If this book were fiction, you would say it was too far-fetched to be believable.  The story of Marine Corps sniper Sergeant Carlos Hathcock.  This book shows the value of a single skilled and dedicated soldier with a rifle (even on the modern battlefield).
Tank Sergeant  by Ralph Zumbro

A well-written and very readable account of the author's tour of duty with A company, 1st Battalion, 69th Armor.  Vietnam may have been the first Air Cavalry war for the US, but this book shows that there were still plenty of jobs for the tankers - bunker busting, convoy duty, mobile strongpoints, and sometimes even coastal artillery!

Post-Vietnam - Non-Fiction

How to Make War  by James F. Dunnigan

This book is one of my favorite modern reference guides.  The author excels in comparing and contrasting Western and Russian equipment, unit organizations, tactics, and doctrine.  Take a look at this book if you are interested in a plain, understandable guide to modern weapons, tactics, and armed forces.

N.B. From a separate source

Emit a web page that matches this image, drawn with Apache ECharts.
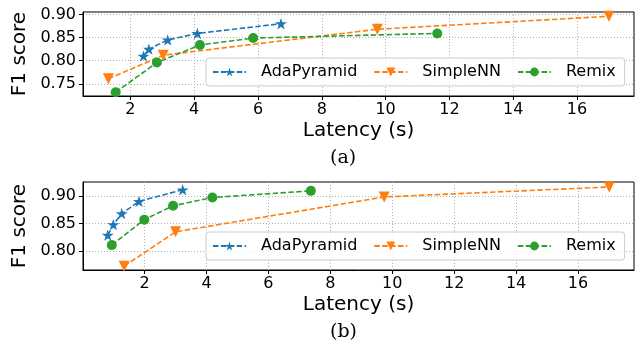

Out of Print Books - Non-Fiction

The End Of The Imperial Japanese Navy  by Masanori Ito, with Roger Pineau

A Japanese military commentator's account of the Japanese Navy in WWII.  From Pearl Harbor to the final kaiten suicide submarine attacks.  Three chapters are devoted to The Battle of Leyte Gulf (including a short interview with Admiral Takeo Kurita).  Highly recommended.
Modern Land Combat  by Miller and Foss
Modern Air Combat  by Gunston and Spick
Modern Naval Combat  by Miller and Miller

All of these books are good general references.  Each book starts with an overview of weapons systems, electronics, power plants, and general cababilities.  The next section provides data (performance, history, background) for the most common vehicles/planes/ships currently in service.  The final section covers tactics and includes examples from past wars.  Contains many color photos and diagrams.
American Combat Planes  by Ray Wagner

My 1982 edition (560+ pages, many B/W photos) doesn't have as much detail as it should on more modern planes (a little more than a page each for F-14, 15, 16, and 18), but earlier aircraft are covered in much greater detail.  The book features rare prototype aircraft as well as the most common combat aircraft and their major variants.  This is a very comprehensive book which combat aviation enthusiasts will probably appreciate more than the casual reader (no color photos, lots of data).

Out of Print Books - Fiction

Stand into Danger,  To Glory We Steer,  Sloop of War, and many others,  by Alexander Kent

British naval action and intrigue in the late 1700's. Follow the career of Richard Bolitho from lowly third lieutenant to admiral. These novels are very well-written and contain interesting, believable characters. If you enjoyed C. S. Forester's Hornblower novels, try any of the Bolitho novels.
The Destroyers,  Torpedo Run,  To Risks Unknown, and many others,  by Douglas Reeman

The author served in the British Navy in WWII (in motor torpedo or gun boats, if I remember correctly). Most novels are from the British perspective, but some show the American (Path of the Storm) or German (The Last Raider) point of view.  If you liked Alistair MacLean's H.M.S Ulysses, then try any of Reeman's novels.